### [THE TASK]
Find the string "with" in the data, then copy every line where it is found.

### [RECORDS SUPPLIED]

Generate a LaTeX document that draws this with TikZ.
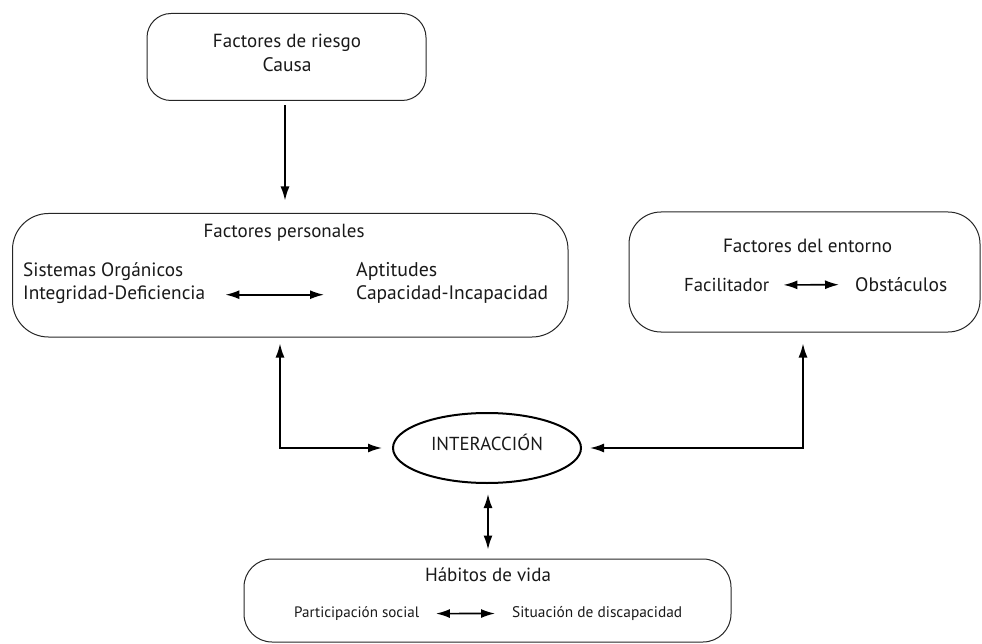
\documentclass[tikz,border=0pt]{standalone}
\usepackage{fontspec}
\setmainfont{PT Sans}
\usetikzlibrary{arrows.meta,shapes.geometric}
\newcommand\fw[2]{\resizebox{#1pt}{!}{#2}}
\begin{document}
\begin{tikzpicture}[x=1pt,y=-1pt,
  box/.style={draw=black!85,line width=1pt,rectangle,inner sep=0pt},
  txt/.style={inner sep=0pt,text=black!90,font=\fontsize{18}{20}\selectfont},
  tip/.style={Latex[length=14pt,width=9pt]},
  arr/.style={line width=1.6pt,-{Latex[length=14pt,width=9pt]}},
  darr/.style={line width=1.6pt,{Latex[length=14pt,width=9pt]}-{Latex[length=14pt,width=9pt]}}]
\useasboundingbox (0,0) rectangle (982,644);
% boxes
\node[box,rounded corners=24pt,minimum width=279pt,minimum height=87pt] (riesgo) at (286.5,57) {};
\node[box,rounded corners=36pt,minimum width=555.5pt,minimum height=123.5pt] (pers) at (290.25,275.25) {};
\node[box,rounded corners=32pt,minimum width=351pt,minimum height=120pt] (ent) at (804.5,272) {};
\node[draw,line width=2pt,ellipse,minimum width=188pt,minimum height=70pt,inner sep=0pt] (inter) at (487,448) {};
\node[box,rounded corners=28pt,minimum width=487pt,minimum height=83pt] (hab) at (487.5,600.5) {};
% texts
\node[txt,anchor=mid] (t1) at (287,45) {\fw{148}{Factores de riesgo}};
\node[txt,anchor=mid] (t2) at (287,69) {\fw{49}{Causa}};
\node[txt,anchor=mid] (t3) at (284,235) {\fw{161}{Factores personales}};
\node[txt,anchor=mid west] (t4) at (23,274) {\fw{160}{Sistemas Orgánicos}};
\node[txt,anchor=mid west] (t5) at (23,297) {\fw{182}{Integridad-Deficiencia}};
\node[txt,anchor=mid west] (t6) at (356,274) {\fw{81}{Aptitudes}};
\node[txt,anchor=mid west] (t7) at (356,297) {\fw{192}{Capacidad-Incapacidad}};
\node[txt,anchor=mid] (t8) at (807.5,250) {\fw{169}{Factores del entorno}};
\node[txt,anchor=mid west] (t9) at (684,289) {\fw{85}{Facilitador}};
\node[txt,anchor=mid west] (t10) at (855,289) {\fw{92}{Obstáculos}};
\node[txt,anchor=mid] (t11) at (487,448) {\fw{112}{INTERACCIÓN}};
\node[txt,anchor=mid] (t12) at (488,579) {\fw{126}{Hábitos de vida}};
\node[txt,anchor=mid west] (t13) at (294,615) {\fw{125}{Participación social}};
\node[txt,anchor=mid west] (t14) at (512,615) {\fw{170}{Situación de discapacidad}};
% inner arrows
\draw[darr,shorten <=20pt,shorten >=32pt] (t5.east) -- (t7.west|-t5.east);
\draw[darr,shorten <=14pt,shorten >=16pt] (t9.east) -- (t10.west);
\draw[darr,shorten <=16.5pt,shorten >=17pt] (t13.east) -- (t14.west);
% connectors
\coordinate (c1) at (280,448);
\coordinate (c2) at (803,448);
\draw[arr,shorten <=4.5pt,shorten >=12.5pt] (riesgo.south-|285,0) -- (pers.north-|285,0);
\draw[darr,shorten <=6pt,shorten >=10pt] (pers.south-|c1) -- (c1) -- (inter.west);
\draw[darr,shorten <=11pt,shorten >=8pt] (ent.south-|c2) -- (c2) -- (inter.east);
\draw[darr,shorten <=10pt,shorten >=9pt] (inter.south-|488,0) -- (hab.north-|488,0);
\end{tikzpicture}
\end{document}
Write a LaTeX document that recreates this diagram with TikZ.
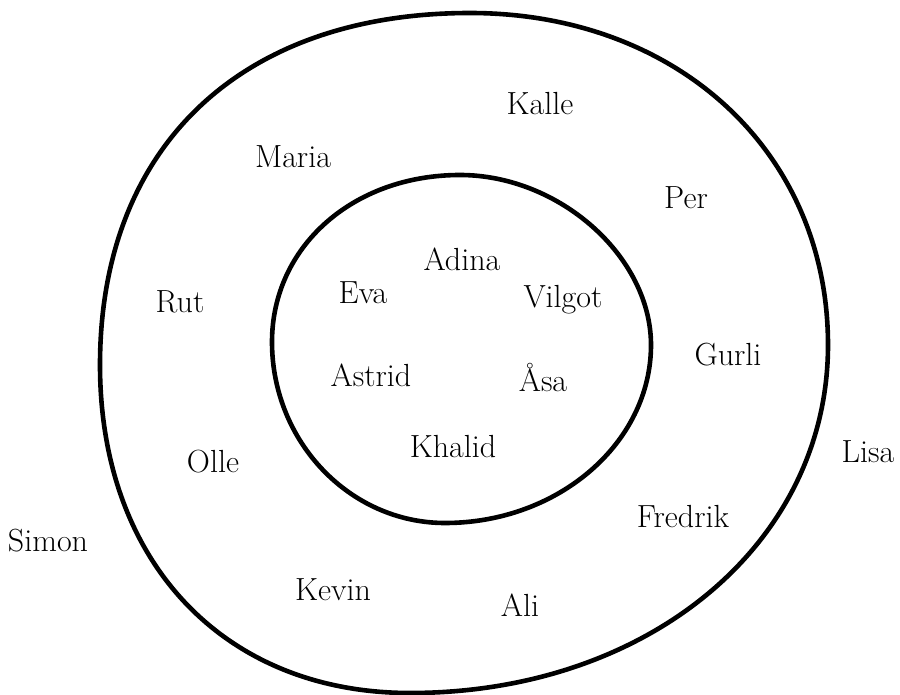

### [TASK RESULT]
Generate a LaTeX document that draws this with TikZ.
Write a LaTeX document that recreates this diagram with TikZ.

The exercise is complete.